Regular cocaine abuse also increases the risk of developing early-onset dementia or long-term memory loss that mimics Alzheimer’s.

Gastrointestinal damage: Using cocaine reduces the blood flow around the body and organ systems can be damaged without treatment. The short time side-effects of cocaine abuse such as abdominal pain, loss of appetite and nausea can eventually become more permanent unless the individual quits. Cocaine users are also much more likely to develop painful stomach ulcers or other digestive or gastrointestinal problems.

Liver damage: The longer a person continues to abuse cocaine, the higher the risk is of liver damage. Although the liver is the only regenerative organ in the human body, it is not always possible to treat extensive damage which can lead to serious illness or even death.
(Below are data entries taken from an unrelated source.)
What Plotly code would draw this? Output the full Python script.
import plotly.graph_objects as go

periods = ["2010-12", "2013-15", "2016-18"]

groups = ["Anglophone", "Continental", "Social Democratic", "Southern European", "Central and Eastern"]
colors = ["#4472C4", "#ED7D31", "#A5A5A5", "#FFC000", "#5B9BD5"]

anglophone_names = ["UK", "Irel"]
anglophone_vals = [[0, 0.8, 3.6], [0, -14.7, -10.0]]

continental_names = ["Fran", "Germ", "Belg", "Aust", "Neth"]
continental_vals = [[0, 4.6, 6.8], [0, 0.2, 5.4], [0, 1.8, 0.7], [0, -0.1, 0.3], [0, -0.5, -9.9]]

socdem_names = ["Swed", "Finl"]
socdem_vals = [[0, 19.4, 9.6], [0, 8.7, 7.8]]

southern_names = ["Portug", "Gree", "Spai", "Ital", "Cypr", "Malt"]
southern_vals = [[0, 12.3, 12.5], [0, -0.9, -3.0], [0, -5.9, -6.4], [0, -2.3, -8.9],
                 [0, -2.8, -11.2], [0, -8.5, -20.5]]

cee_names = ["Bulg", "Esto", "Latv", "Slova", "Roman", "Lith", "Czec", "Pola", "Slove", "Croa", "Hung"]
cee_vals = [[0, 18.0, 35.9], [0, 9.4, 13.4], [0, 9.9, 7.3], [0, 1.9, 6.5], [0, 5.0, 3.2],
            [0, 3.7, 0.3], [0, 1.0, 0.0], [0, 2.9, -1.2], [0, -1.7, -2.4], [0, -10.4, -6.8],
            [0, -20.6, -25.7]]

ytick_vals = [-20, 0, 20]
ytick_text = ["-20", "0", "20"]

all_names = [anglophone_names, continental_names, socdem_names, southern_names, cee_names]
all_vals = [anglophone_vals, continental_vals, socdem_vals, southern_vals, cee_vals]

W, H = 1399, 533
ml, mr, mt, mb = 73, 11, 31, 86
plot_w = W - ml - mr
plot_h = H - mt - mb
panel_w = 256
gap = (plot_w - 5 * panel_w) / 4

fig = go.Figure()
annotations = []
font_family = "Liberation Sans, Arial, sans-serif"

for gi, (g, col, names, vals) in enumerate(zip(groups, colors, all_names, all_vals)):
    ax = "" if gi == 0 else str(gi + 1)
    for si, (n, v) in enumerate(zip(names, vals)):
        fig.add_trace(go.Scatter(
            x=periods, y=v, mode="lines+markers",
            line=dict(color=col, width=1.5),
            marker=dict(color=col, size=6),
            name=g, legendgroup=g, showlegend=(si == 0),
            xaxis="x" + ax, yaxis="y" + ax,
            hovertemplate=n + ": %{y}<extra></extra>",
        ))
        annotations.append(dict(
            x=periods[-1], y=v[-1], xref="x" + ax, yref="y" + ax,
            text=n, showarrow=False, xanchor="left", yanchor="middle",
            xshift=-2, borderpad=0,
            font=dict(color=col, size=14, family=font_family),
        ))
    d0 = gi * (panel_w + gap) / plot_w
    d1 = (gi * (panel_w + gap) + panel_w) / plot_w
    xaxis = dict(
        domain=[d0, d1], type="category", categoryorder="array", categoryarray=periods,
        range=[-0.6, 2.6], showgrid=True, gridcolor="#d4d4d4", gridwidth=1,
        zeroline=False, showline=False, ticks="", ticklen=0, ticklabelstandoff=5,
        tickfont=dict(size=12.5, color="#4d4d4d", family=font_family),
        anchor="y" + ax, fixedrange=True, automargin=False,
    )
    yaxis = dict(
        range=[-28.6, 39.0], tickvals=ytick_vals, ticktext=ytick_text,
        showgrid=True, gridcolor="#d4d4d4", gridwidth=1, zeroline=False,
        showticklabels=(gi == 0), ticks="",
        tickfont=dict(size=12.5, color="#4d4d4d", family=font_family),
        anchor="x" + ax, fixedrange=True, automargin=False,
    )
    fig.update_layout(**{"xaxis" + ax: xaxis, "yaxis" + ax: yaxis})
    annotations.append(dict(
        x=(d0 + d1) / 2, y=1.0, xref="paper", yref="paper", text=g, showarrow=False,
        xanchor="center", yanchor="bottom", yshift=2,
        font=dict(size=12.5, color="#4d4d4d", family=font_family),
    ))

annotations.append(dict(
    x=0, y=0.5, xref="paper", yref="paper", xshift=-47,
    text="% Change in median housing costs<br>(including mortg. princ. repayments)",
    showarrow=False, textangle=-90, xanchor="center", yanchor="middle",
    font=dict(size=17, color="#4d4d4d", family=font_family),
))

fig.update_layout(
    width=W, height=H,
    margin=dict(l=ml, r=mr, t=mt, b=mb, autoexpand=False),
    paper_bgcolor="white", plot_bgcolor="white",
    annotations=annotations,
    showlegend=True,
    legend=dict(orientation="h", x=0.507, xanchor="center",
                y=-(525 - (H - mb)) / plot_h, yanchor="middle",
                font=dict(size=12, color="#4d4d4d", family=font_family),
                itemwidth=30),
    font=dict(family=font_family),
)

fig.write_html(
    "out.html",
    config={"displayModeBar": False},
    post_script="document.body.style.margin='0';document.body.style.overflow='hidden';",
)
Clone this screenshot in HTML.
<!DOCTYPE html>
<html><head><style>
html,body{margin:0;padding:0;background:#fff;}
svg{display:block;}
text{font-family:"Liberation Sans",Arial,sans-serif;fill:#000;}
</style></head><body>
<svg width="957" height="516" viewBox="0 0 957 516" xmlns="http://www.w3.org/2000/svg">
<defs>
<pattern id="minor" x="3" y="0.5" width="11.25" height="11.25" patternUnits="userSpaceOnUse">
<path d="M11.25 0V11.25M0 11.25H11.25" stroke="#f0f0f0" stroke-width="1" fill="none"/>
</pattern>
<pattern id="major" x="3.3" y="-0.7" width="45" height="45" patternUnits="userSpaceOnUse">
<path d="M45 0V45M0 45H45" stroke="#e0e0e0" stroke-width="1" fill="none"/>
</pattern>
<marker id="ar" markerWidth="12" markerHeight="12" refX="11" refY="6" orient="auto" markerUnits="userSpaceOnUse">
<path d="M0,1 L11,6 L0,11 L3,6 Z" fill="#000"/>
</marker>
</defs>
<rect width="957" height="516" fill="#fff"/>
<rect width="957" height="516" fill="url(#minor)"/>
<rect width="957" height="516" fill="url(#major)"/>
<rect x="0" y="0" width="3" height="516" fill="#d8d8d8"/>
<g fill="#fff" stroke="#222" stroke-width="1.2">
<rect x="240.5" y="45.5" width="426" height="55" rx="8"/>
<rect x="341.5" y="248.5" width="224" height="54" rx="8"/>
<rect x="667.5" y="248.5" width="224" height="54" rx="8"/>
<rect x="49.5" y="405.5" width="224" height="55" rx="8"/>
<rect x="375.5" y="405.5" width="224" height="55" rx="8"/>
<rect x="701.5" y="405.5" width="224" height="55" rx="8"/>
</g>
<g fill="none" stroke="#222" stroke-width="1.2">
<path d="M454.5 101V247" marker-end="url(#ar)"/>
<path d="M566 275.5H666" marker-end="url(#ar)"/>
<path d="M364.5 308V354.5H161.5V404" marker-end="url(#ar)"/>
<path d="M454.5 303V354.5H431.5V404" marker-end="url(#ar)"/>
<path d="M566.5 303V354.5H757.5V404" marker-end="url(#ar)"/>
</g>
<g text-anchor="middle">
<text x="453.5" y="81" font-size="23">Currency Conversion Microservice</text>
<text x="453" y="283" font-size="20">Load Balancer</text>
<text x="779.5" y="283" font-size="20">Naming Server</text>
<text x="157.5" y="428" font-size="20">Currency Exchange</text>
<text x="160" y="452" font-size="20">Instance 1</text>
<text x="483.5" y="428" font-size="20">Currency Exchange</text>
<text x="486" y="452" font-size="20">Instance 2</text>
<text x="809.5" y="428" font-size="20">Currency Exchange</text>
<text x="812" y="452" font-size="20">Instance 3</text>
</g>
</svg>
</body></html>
The risk of chronic liver injury is increased if the individual uses cocaine and alcohol together, which is not uncommon among those abusing the drug.

Cocaine addiction is a chronic illness that can be successfully treated, even when a person has been using for a long time. Cocaine rehab centers offer a lifeline to people facing serious health consequences if they continue to abuse drugs and Elevate’s 100% natural holistic policy is a tremendous step in the right direction towards living a drug-free life.

We take considerable time to identify the root causes of substance abuse in each patient passing through our doors. Holistic therapies are used in combination with traditional cocaine rehabilitation treatments to heal the person as a whole, rather than the symptoms of their illness. Successful recovery can be achieved by making changes in the way people think about themselves and educating them on healthier responses to stressful situations.